Now it just looks like I am wandering to the untrained eye, but believe it or not... I know exactly what I am doing and where I am going.

I think a lot of us are afraid of what we'd find out if we ever got home. Wouldn't God, or whatever you understand to be god, be pissed that we were away for so long, and doing only God knows what? Isn't it just safer and sensible to stay lost at some point?

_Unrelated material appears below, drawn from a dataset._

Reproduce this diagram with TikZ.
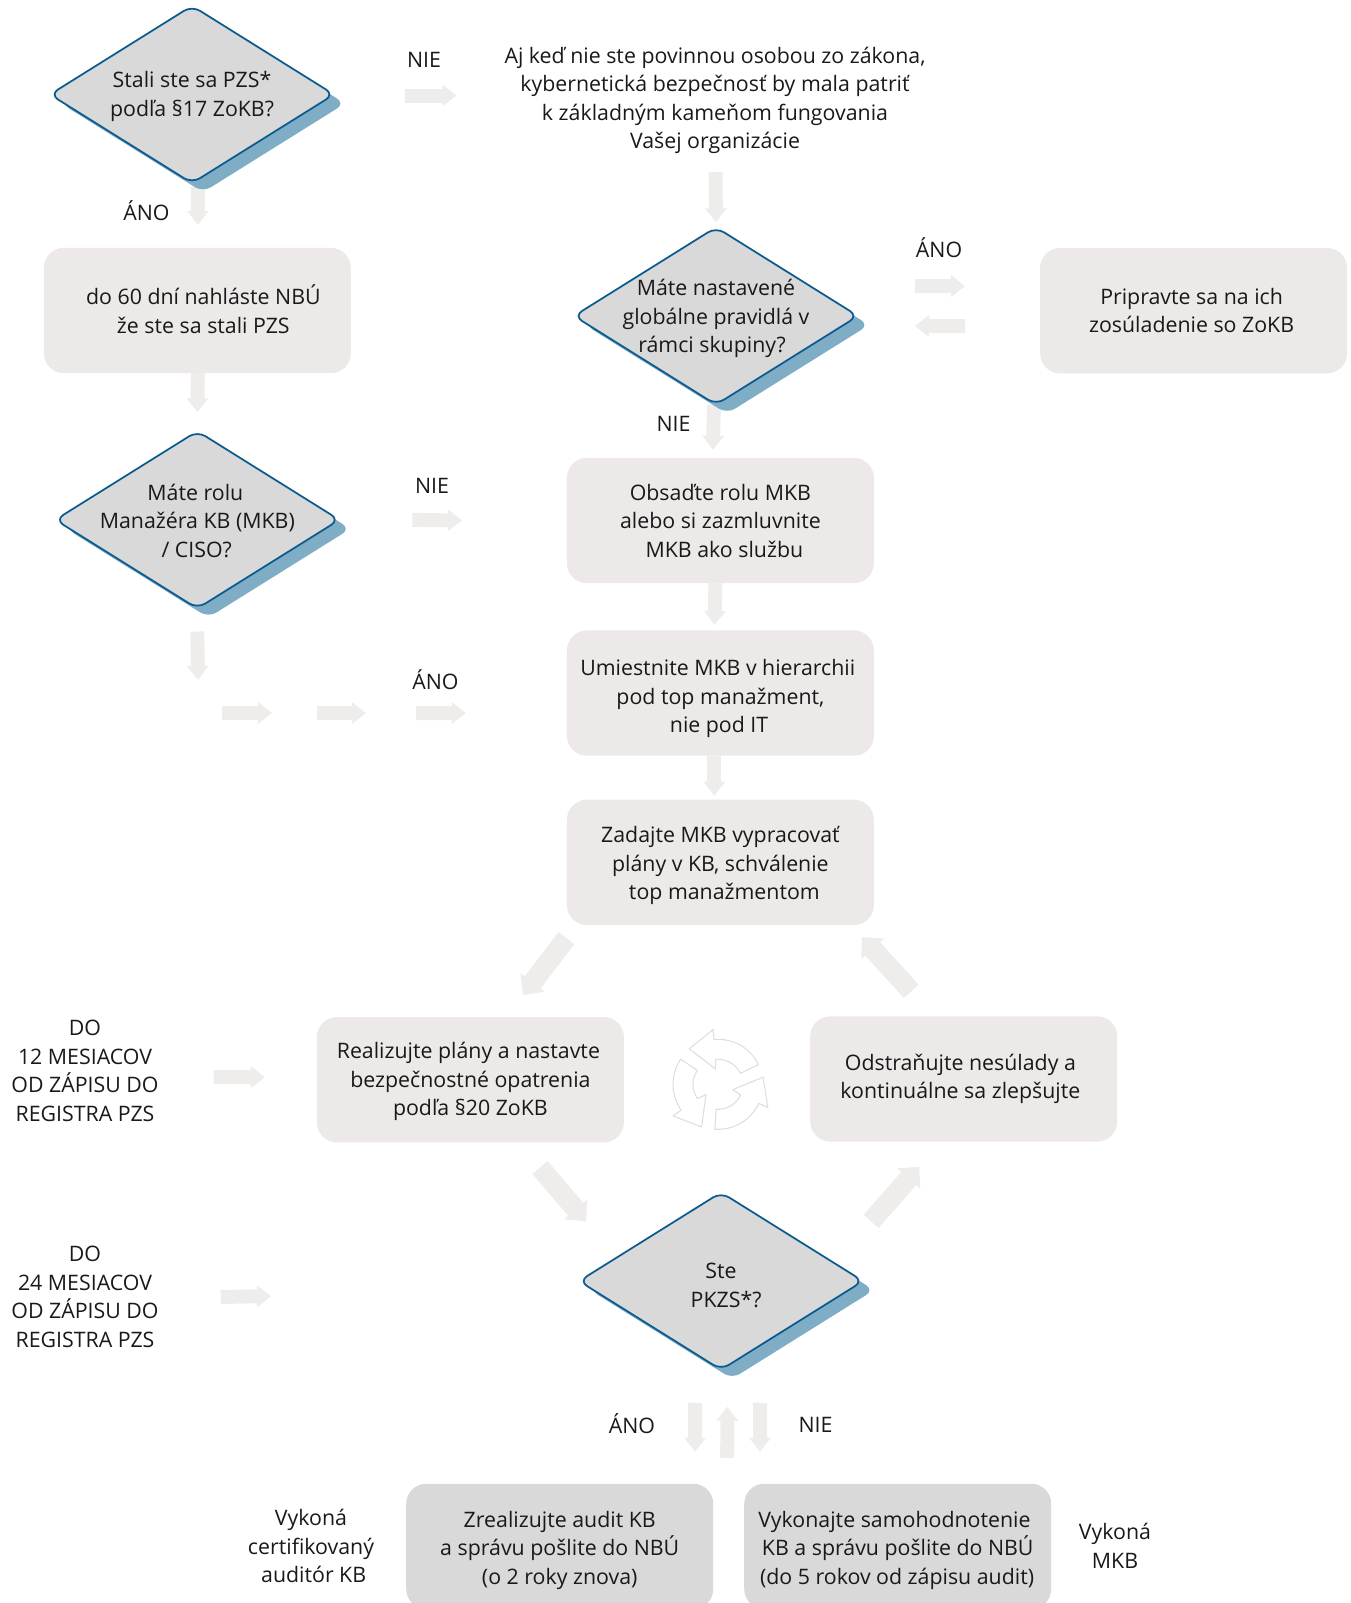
\documentclass[tikz,border=0pt]{standalone}
\usepackage{fontspec}
\setmainfont{Open Sans}
\usetikzlibrary{arrows.meta, positioning, shapes.geometric, shadows, backgrounds}
\definecolor{boxgray}{HTML}{ECE9E8}
\definecolor{arrowgray}{HTML}{EFEDEC}
\definecolor{decisiongray}{HTML}{D9D9D9}
\definecolor{decisionblue}{HTML}{0B5A8E}
\definecolor{shadowblue}{HTML}{7FADC6}
\definecolor{cyclegray}{HTML}{DEDEDE}
\newcommand{\flowfont}{\fontsize{16}{21.4}\selectfont}
\newcommand{\nudge}[1]{\rule{0pt}{\dimexpr 12pt+2\dimexpr #1\relax\relax}}

\begin{document}
\begin{tikzpicture}[
    x=0.75pt, y=-0.75pt,
    on grid,
    every node/.style={font=\flowfont, text=black!90, align=center, inner sep=0pt, outer sep=0pt},
    decision/.style={diamond, aspect=1.6, inner sep=-12pt, minimum width=213pt, minimum height=133pt,
        fill=decisiongray, draw=decisionblue, line width=1.3pt, rounded corners=7pt,
        general shadow={fill=shadowblue, draw=none, shadow xshift=8.25pt, shadow yshift=-6.75pt}},
    flowbox/.style={rectangle, rounded corners=15pt, minimum width=230.25pt, minimum height=94pt, fill=boxgray},
    auditbox/.style={flowbox, fill=decisiongray},
    flowarrow/.style={draw=arrowgray, line width=10.5pt, -{Triangle[length=10.5pt, width=15.75pt]}, arrowgray},
    diagarrow/.style={flowarrow, line width=15pt, -{Triangle[length=12pt, width=22.5pt]}}
]
\useasboundingbox (0,0) rectangle (1351,1603);

   % Left column
   \node[decision] (dStali) at (192,94.5) {\nudge{1.5pt}Stali ste sa PZS*\\podľa §17 ZoKB?};
   \node[flowbox, below right=162pt and 4pt of dStali] (bNahlaste) {\hspace*{9pt}do 60 dní nahláste NBÚ\\\hspace*{9pt}že ste sa stali PZS\rule[-2.2pt]{0pt}{0pt}};
   \node[decision, below=157pt of bNahlaste] (dRola) {\nudge{0.8pt}Máte rolu\hspace*{3pt}\\Manažéra KB (MKB)\hspace*{3pt}\\/ CISO?\hspace*{1pt}};

   % Middle column
   \node (tPovinna) at (715,100.5) {Aj keď nie ste povinnou osobou zo zákona,\\kybernetická bezpečnosť by mala patriť\hspace*{8pt}\\k základným kameňom fungovania\hspace*{8pt}\\Vašej organizácie};
   \node[decision] (dGlobal) at (716,316) {\nudge{2pt}Máte nastavené\\globálne pravidlá v\\rámci skupiny?\hspace*{6pt}};
   \node[flowbox, above right=4pt and 358.2pt of dGlobal] (bPripravte) {Pripravte sa na ich\hspace*{3pt}\\zosúladenie so ZoKB\hspace*{3pt}};
   \node[flowbox, below right=153.4pt and 3.3pt of dGlobal] (bObsadte) {Obsaďte rolu MKB\\alebo si zazmluvnite\\\hspace*{6pt}MKB ako službu};
   \node[flowbox, below=129.4pt of bObsadte] (bUmiestnite) {\nudge{4.2pt}Umiestnite MKB v hierarchii\hspace*{4pt}\\pod top manažment,\hspace*{4pt}\\nie pod IT\hspace*{2pt}};
   \node[flowbox, below=127pt of bUmiestnite] (bZadajte) {\nudge{2.7pt}Zadajte MKB vypracovať\\plány v KB, schválenie\\\hspace*{6pt}top manažmentom};

   % Cycle
   \node[flowbox, below left=163pt and 187.5pt of bZadajte] (bRealizujte) {\nudge{1.5pt}Realizujte plány a nastavte\hspace*{3pt}\\bezpečnostné opatrenia\hspace*{3pt}\\podľa §20 ZoKB};
   \node[flowbox, below right=162.4pt and 182.5pt of bZadajte] (bOdstranujte) {Odstraňujte nesúlady a\hspace*{5pt}\\kontinuálne sa zlepšujte\hspace*{5pt}};
   \node[decision, below right=314pt and 0.5pt of bZadajte] (dPkzs) {\nudge{3pt}Ste\\\hspace*{7.5pt}PKZS*?};
   \node[auditbox, below left=199pt and 121pt of dPkzs] (bAudit) {\nudge{3pt}Zrealizujte audit KB\\a správu pošlite do NBÚ\\(o 2 roky znova)};
   \node[auditbox, below right=199pt and 132.5pt of dPkzs] (bSamo) {\nudge{3pt}Vykonajte samohodnotenie\hspace*{5pt}\\KB a správu pošlite do NBÚ\hspace*{5pt}\\(do 5 rokov od zápisu audit)\hspace*{1pt}};

   % Free labels
   \node (lNieA) at (424,60) {NIE};
   \node (lAnoA) at (146.5,211) {ÁNO};
   \node (lAnoB) at (939,248) {ÁNO};
   \node (lNieB) at (673.5,424) {NIE};
   \node (lNieC) at (432,486) {NIE};
   \node (lAnoC) at (435.5,680) {ÁNO};
   \node (lAnoD) at (632,1424) {ÁNO};
   \node (lNieD) at (815.5,1425) {NIE};
   \node (tDo12) at (85,1071) {DO\\12 MESIACOV\\OD ZÁPISU DO\\REGISTRA PZS};
   \node (tDo24) at (85,1297) {DO\\24 MESIACOV\\OD ZÁPISU DO\\REGISTRA PZS};
   \node (tAuditor) at (311,1546) {Vykoná\\certifikovaný\\\hspace*{4pt}auditór KB};
   \node (tMkb) at (1115,1545.6) {Vykoná\\MKB};

   % Loose ends of the hops
   \coordinate (cRolaEnd) at (198,680);
   \coordinate (cHopA) at (222,713);
   \coordinate (cHopB) at (272,713);
   \coordinate (cHopC) at (317,713);
   \coordinate (cHopD) at (366,713);
   \coordinate (cHopE) at (416,713);

   % Arrows
   \begin{pgfonlayer}{background}
   \draw[flowarrow] ([shift={(6,4)}]dStali.south) -- ([shift={(0.5,-23)}]bNahlaste.north);
   \draw[flowarrow] ([shift={(71,1)}]dStali.east) -- ([shift={(-48,-5)}]tPovinna.west);
   \draw[flowarrow] ([shift={(0.5,0)}]bNahlaste.south) -- ([shift={(0,-19)}]dRola.north);
   \draw[flowarrow] ([shift={(0.5,18)}]tPovinna.south) -- ([shift={(0,-5)}]dGlobal.north);
   \draw[flowarrow] ([shift={(57,-30)}]dGlobal.east) -- ([shift={(-75,-24.5)}]bPripravte.west);
   \draw[flowarrow] ([shift={(-75,15.5)}]bPripravte.west) -- ([shift={(57,10)}]dGlobal.east);
   \draw[flowarrow] ([shift={(-2,0)}]dGlobal.south) -- ([shift={(-7.5,-8)}]bObsadte.north);
   \draw[flowarrow] ([shift={(73,0)}]dRola.east) -- ([shift={(-105,0)}]bObsadte.west);
   \draw[flowarrow] ([shift={(-5,0)}]bObsadte.south) -- ([shift={(-6,-5.5)}]bUmiestnite.north);
   \draw[flowarrow] ([shift={(0,23)}]dRola.south) -- (cRolaEnd);
   \draw[flowarrow] (cHopA) -- (cHopB);
   \draw[flowarrow] (cHopC) -- (cHopD);
   \draw[flowarrow] (cHopE) -- ([shift={(-101,20)}]bUmiestnite.west);
   \draw[flowarrow] ([shift={(-6,0)}]bUmiestnite.south) -- ([shift={(-6,-4)}]bZadajte.north);
   \draw[diagarrow] ([shift={(-0.5,13)}]bZadajte.south west) -- ([shift={(52.5,-22)}]bRealizujte.north);
   \draw[diagarrow] ([shift={(69.5,25)}]bRealizujte.south) -- ([shift={(-135,29)}]dPkzs.north);
   \draw[diagarrow] ([shift={(150,29)}]dPkzs.north) -- ([shift={(-44.5,25)}]bOdstranujte.south);
   \draw[diagarrow] ([shift={(-52.5,-25)}]bOdstranujte.north) -- ([shift={(-12,12)}]bZadajte.south east);
   \draw[flowarrow] ([shift={(55,6)}]tDo12.east) -- ([shift={(-52,-2.5)}]bRealizujte.west);
   \draw[flowarrow] ([shift={(62,0)}]tDo24.east) -- ([shift={(-308,15)}]dPkzs.west);
   \draw[flowarrow] ([shift={(-26,33)}]dPkzs.south) -- ([shift={(135.3,-32)}]bAudit.north);
   \draw[flowarrow] ([shift={(-170.5,-26)}]bSamo.north) -- ([shift={(6.2,37)}]dPkzs.south);
   \draw[flowarrow] ([shift={(39,33)}]dPkzs.south) -- ([shift={(-137.7,-32)}]bSamo.north);
   \end{pgfonlayer}

   % Cycle sign
   \foreach \rot in {0,120,240} {
      \draw[cyclegray, line width=0.8pt, line join=round, shift={(718,1084.3)}, x=0.75pt, y=0.75pt, rotate=\rot]
         (26:45) arc[start angle=26, end angle=95, radius=45] -- (95:55) -- (129:45.7) -- (100:15.7) -- (95:25)
         arc[start angle=95, end angle=26, radius=25] -- cycle;
   }

\end{tikzpicture}
\end{document}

This makes me think of the parable of the Merciful Father from Luke. Whether or not you are feeling the Jesus, this is a beautiful story about the nature of God. Long story short, son gets half inheritance, takes off, blows said inheritance, and is destitute. He returns home, hoping his father will let him sleep in the barn with the servants and eat scraps, but all he does is turn onto the road home, and his father, who had been watching and waiting, praying and hping for the return of his son, RUNS down the road to meet him. the son walks shamefaced, a prepared apology in the wings to be recited, but he is muffled and his pleas for forgiveness muffled by the father literally mauling him, hugging and kissing him, throwing robes on the kid, new sandals on him, ordering servants around to throw a party.

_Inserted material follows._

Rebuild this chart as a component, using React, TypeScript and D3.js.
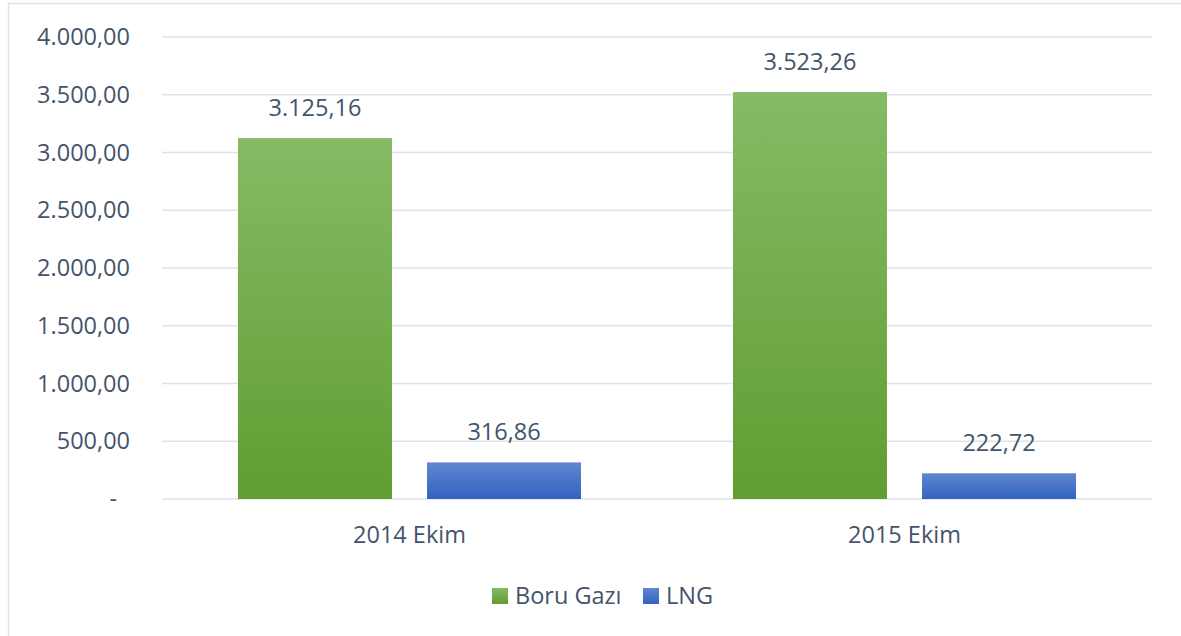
import React, { useEffect, useRef } from "react";
import * as d3 from "d3";

// values
const categories = ["2014 Ekim", "2015 Ekim"];
const boruGazi = [3125.16, 3523.26];
const lng = [316.86, 222.72];
const seriesNames = ["Boru Gazı", "LNG"];
const yTicks = [0, 500, 1000, 1500, 2000, 2500, 3000, 3500, 4000];

const W = 1181;
const H = 636;
const textColor = "#44546a";
const font = "'Open Sans', 'Noto Sans', sans-serif";
const fontSize = "23.5px";

// turkish number format: 3.125,16
const trFormat = d3.formatLocale({
  decimal: ",",
  thousands: ".",
  grouping: [3],
  currency: ["", "₺"],
}).format(",.2f");

export default function App() {
  const ref = useRef<SVGSVGElement>(null);

  useEffect(() => {
    const svg = d3.select(ref.current);
    svg.selectAll("*").remove();

    const margin = { top: 37, right: 29, bottom: 137, left: 162 };
    const width = W - margin.left - margin.right;
    const height = H - margin.top - margin.bottom;

    // gradients
    const defs = svg.append("defs");
    const grads = [
      { id: "gGreen", top: "#86ba66", bottom: "#5f9e31" },
      { id: "gBlue", top: "#6186d0", bottom: "#3262c0" },
    ];
    grads.forEach((g) => {
      const lg = defs.append("linearGradient").attr("id", g.id)
        .attr("x1", 0).attr("y1", 0).attr("x2", 0).attr("y2", 1);
      lg.append("stop").attr("offset", "0%").attr("stop-color", g.top);
      lg.append("stop").attr("offset", "100%").attr("stop-color", g.bottom);
    });

    // frame
    svg.append("rect")
      .attr("x", 8.5).attr("y", 3.5)
      .attr("width", W - 6).attr("height", H - 1)
      .attr("fill", "white").attr("stroke", "#dde2e8").attr("stroke-width", 1.5);

    const g = svg.append("g").attr("transform", `translate(${margin.left},${margin.top})`);

    const y = d3.scaleLinear().domain([0, 4000]).range([height, 0]);
    const x0 = d3.scaleBand().domain(categories).range([0, width]).paddingInner(0).paddingOuter(0);
    const x1 = d3.scaleBand().domain(seriesNames).range([76, x0.bandwidth() - 76]).paddingInner(0.1855);

    // gridlines
    g.selectAll("line.grid")
      .data(yTicks)
      .enter()
      .append("line")
      .attr("x1", 0).attr("x2", width)
      .attr("y1", (d) => y(d)).attr("y2", (d) => y(d))
      .attr("stroke", "#dfe3e9").attr("stroke-width", 1.5);

    // y labels
    g.selectAll("text.ytick")
      .data(yTicks)
      .enter()
      .append("text")
      .attr("x", (d) => (d === 0 ? -45 : -32))
      .attr("y", (d) => y(d))
      .attr("dy", "0.35em")
      .attr("text-anchor", "end")
      .attr("fill", textColor)
      .style("font-family", font)
      .style("font-size", fontSize)
      .text((d) => (d === 0 ? "-" : trFormat(d)));

    const rows = categories.map((c, i) => ({
      cat: c,
      vals: [
        { name: seriesNames[0], value: boruGazi[i], fill: "url(#gGreen)" },
        { name: seriesNames[1], value: lng[i], fill: "url(#gBlue)" },
      ],
    }));

    const groups = g.selectAll("g.cat")
      .data(rows)
      .enter()
      .append("g")
      .attr("transform", (d) => `translate(${x0(d.cat)},0)`);

    groups.selectAll("rect")
      .data((d) => d.vals)
      .enter()
      .append("rect")
      .attr("x", (d) => x1(d.name)!)
      .attr("width", x1.bandwidth())
      .attr("y", (d) => y(d.value))
      .attr("height", (d) => height - y(d.value))
      .attr("fill", (d) => d.fill);

    groups.selectAll("text.val")
      .data((d) => d.vals)
      .enter()
      .append("text")
      .attr("x", (d) => x1(d.name)! + x1.bandwidth() / 2)
      .attr("y", (d) => y(d.value) - 22)
      .attr("text-anchor", "middle")
      .attr("fill", textColor)
      .style("font-family", font)
      .style("font-size", fontSize)
      .text((d) => trFormat(d.value));

    // category labels
    g.selectAll("text.cat")
      .data(categories)
      .enter()
      .append("text")
      .attr("x", (d) => x0(d)! + x0.bandwidth() / 2)
      .attr("y", height + 36)
      .attr("dy", "0.35em")
      .attr("text-anchor", "middle")
      .attr("fill", textColor)
      .style("font-family", font)
      .style("font-size", fontSize)
      .text((d) => d);

    // legend
    const legend = svg.append("g").attr("transform", "translate(492,596)");
    const items = [
      { name: seriesNames[0], fill: "url(#gGreen)", x: 0 },
      { name: seriesNames[1], fill: "url(#gBlue)", x: 151 },
    ];
    items.forEach((it) => {
      legend.append("rect")
        .attr("x", it.x).attr("y", -8)
        .attr("width", 16).attr("height", 16)
        .attr("fill", it.fill);
      legend.append("text")
        .attr("x", it.x + 23).attr("y", 0)
        .attr("dy", "0.35em")
        .attr("fill", textColor)
        .style("font-family", font)
        .style("font-size", fontSize)
        .text(it.name);
    });
  }, []);

  return (
    <svg
      ref={ref}
      width={W}
      height={H}
      style={{ position: "absolute", left: 0, top: 0, background: "white" }}
    />
  );
}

This is the nature of God. He isn't interested in retribution, payment, score-keeping, or inflicting more shame via wagging fingers and furrowed brows. he simply loves the heck out of us. he is simply glad we are home.

I prepare my apologia for my life and failures, and God is too busy arranging decorations for my celebration to listen to it.

Geez, God, I really let ya down, I didn't do this, I missed that, I I I I I...

Meanwhile, He/She is pumped up that I showed up at all, that I remembered Him at all. he is riveted by the good I did do, which usually far outweighs the stuff I screwed up. More than that, he is celebrating me for exactly who I am at that very instant. the party is NOW, not tomorrow or in 10 years when I get to some arbitrary point of self-assumed, man made "success".

Today is the success. I am alive, well, healthy, happy, participating in life.

I imagine I can say one of two things when I die and meet my Maker, if that actually happens.

"I'm sorry."

or

"Thank You."

It is my hope that I say the latter. I don't want to bring down God's enthusiasm with any neg-head downer nonsense.

I think Chris McCandless got all that, but I think he got the part about "happiness only being real when shared" just a little too late. Because of him, maybe a few people will get it in this lifetime.

The best part about being lost is that when you find your way, you can others find theirs.